Now, you already know that you use the operand-size prefix to select either the 16-bit or 32-bit registers. But how do you select the 8-bit registers? Well, there are special opcodes for that purpose which work on only 8-bit registers.




Realise, ofcourse, than my description of the Register/Operand byte is very basic. I have opted to leave out some of the specifics because they would fill pages and are already freely available at developer.intel.com.




Alright, next we find the SIB, or scale index base byte. This is the byte that allows you to do such things as '[EAX*8]' to address memory. The format is simple:

Scale Index Base
Bits 7 and 6 Bits 5 to 3 Bits 2 to 0



The scale is a 2 bit value which represent a scale of either 1 (00),2 (01),4 (10) or 8 (11).
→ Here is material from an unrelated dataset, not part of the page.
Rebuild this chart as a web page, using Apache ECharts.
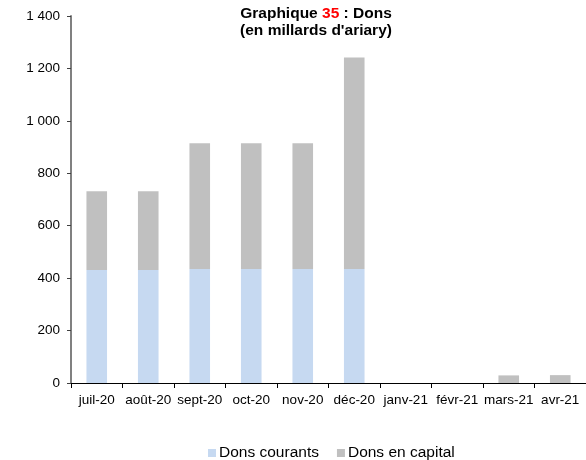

The index is a register, which is denoted by the table above. The base is also a register.




Lastly, I'll cover both the displacement and immediate fields together. They are exactly what you'd think they are. The displacment can be a 1, 2 or 4 byte displacement for the particular intruction. The immediate field holds any immediate data to be processed by the intruction.